Dal 2015, in Francia, l’obsolescenza programmata –la scadenza prefissata di un prodotto-è un reato grave, difficile da dimostrare ma ampiamente rilevato negli ultimi anni soprattutto nel settore dell’hi tech e in particolare nel caso degli smartphone, e non solo di Apple, progettati per avere una fine anticipata. La Commissione Europea ha condannato decisamente questa pratica ma in modo generico. Ora, a causa del moltiplicarsi di altri casi di prodotti con….morte prematura sospetta, sempre in Francia sta arrivando con ogni probabilità un provvedimento-bomba. In Francia, infatti, è attivissima l’associazione HOP (Halte à l’Obsolescence Programmée) che ha condotto una vincente campagna per punire le aziende “furbette”, e che ha insistentemente chiesto al governo francese di intervenire affinchè le aziende siano costrette a scrivere sui loro prodotti la prevedibile durata e la loro riparabilità. Questo dovrebbe finalmente consentire al consumatore di scegliere un prodotto in base alla sua reale qualità, e in base alla facilità di poterlo riparare in caso di guasto.
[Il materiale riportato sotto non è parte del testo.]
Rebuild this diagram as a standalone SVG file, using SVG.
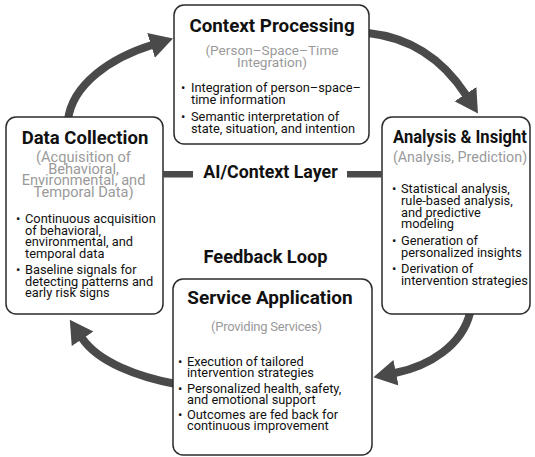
<svg xmlns="http://www.w3.org/2000/svg" width="535" height="457" viewBox="0 0 535 457">
<defs>
<marker id="ah" markerUnits="userSpaceOnUse" markerWidth="24" markerHeight="28" refX="1" refY="14" orient="auto" viewBox="0 0 24 28"><path d="M0,1 L23,14 L0,27 z" fill="#4a4a4a"/></marker>
<style>
.box{fill:#fff;stroke:#2b2b2b;stroke-width:1.5}
.title{font-family:Roboto,"Noto Sans",sans-serif;font-weight:700;font-size:18.5px;fill:#111;text-anchor:middle}
.sub{font-family:Roboto,"Noto Sans",sans-serif;font-size:13.6px;fill:#9a9a9a;text-anchor:middle}
.body{font-family:Roboto,"Noto Sans",sans-serif;font-size:12.8px;fill:#111}
.mid{font-family:Roboto,"Noto Sans",sans-serif;font-weight:700;font-size:17.8px;fill:#111;text-anchor:middle}
.arrow{fill:none;stroke:#4a4a4a;stroke-width:8;marker-end:url(#ah)}
.bar{fill:#4a4a4a}
</style>
</defs>
<rect width="535" height="457" fill="#fff"/>
<g id="connectors">
<path class="arrow" d="M68 120 C72 85 110 58 152 45"/>
<path class="arrow" d="M368 33 C405 37 440 55 466 95"/>
<path class="arrow" d="M470 313 C462 345 430 366 395 373"/>
<path class="arrow" d="M176 384 C138 377 98 362 82 338"/>
</g>
<g id="context-processing">
<rect class="box" x="174" y="5" width="195" height="139" rx="10"/>
<text class="title" x="272" y="32" style="font-size:18.8px">Context Processing</text>
<text class="sub" x="272" y="55">(Person–Space–Time</text>
<text class="sub" x="272" y="66.5">Integration)</text>
<text class="body"><tspan x="181" y="92">•</tspan><tspan x="191">Integration of person–space–</tspan></text>
<text class="body" x="191" y="104">time information</text>
<text class="body"><tspan x="181" y="121">•</tspan><tspan x="191">Semantic interpretation of</tspan></text>
<text class="body" x="191" y="133">state, situation, and intention</text>
</g>
<g id="data-collection">
<rect class="box" x="6" y="117" width="157" height="197" rx="10"/>
<text class="title" x="85" y="144">Data Collection</text>
<text class="sub" x="83.5" y="162" style="font-size:14.6px">(Acquisition of</text>
<text class="sub" x="83.5" y="173.5" style="font-size:14.6px">Behavioral,</text>
<text class="sub" x="83.5" y="185" style="font-size:14.6px">Environmental, and</text>
<text class="sub" x="83.5" y="196.5" style="font-size:14.6px">Temporal Data)</text>
<text class="body"><tspan x="16" y="223">•</tspan><tspan x="25">Continuous acquisition</tspan></text>
<text class="body" x="25" y="234.5">of behavioral,</text>
<text class="body" x="25" y="246">environmental, and</text>
<text class="body" x="25" y="257.5">temporal data</text>
<text class="body"><tspan x="16" y="274">•</tspan><tspan x="25">Baseline signals for</tspan></text>
<text class="body" x="25" y="285.5">detecting patterns and</text>
<text class="body" x="25" y="297">early risk signs</text>
</g>
<g id="analysis-insight">
<rect class="box" x="382" y="117" width="148" height="197" rx="10"/>
<text class="title" x="460" y="142.5" textLength="134" lengthAdjust="spacingAndGlyphs">Analysis &amp; Insight</text>
<text class="sub" x="460" y="162" style="font-size:14.3px">(Analysis, Prediction)</text>
<text class="body"><tspan x="392" y="193">•</tspan><tspan x="401">Statistical analysis,</tspan></text>
<text class="body" x="401" y="205">rule-based analysis,</text>
<text class="body" x="401" y="216.5">and predictive</text>
<text class="body" x="401" y="228">modeling</text>
<text class="body"><tspan x="392" y="245">•</tspan><tspan x="401">Generation of</tspan></text>
<text class="body" x="401" y="256.5">personalized insights</text>
<text class="body"><tspan x="392" y="273">•</tspan><tspan x="401">Derivation of</tspan></text>
<text class="body" x="401" y="285">intervention strategies</text>
</g>
<g id="service-application">
<rect class="box" x="173" y="279" width="199" height="176" rx="10"/>
<text class="title" x="270" y="303.5" style="font-size:19px">Service Application</text>
<text class="sub" x="266.5" y="331" style="font-size:13px" textLength="111">(Providing Services)</text>
<text class="body"><tspan x="178" y="366">•</tspan><tspan x="187">Execution of tailored</tspan></text>
<text class="body" x="187" y="377">intervention strategies</text>
<text class="body"><tspan x="178" y="393">•</tspan><tspan x="187">Personalized health, safety,</tspan></text>
<text class="body" x="187" y="404">and emotional support</text>
<text class="body"><tspan x="178" y="419">•</tspan><tspan x="187">Outcomes are fed back for</tspan></text>
<text class="body" x="187" y="430">continuous improvement</text>
</g>
<g id="ai-context-layer">
<rect class="bar" x="163" y="171" width="30" height="6.5"/>
<rect class="bar" x="347" y="171" width="35" height="6.5"/>
<text class="mid" x="270.5" y="178">AI/Context Layer</text>
</g>
<g id="feedback-loop">
<text class="mid" x="265.5" y="262.5" style="font-size:18.2px">Feedback Loop</text>
</g>
</svg>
Gli smartphone che durano 2 anni
Il che potrebbe diventare una minaccia per i produttori asiatici, soprattutto quelli che sfruttano milioni di operai con stipendi di fame, in condizioni ambientali disumane e utilizzando materiali di bassa qualità. Tutto ciò significa che si tratta –come per gli smartphone, e per la stragrande maggioranza dei modelli- di prodotti scientemente studiati per non superare i due anni. E’ ormai provato che dalla Cina arrivano milioni di devices hi-tech di questo tipo. E che questa concorrenza sleale nei confronti di chi cerca di vendere a costi e qualità superiori, crea problemi molto gravi all’ambiente (l’usa e getta è altamente inquinante) e alla salute dei consumatori. Oltre a distruggere milioni di posti di lavoro. Il governo francese ha avviato degli studi per ottenere che i produttori e gli importatori da qui al 2020 posizionino –volontariamente– un flash code che consenta di conoscere con chiarezza, durata e riparabilità del prodotto. No, non va bene, obiettano quelli di HOP, si deve imporre questa pratica informativa onesta e prevedere agevolazioni fiscali per chi facilita la riparazione che allunghi la vita del prodotto creando un circuito positivo di posti di lavoro.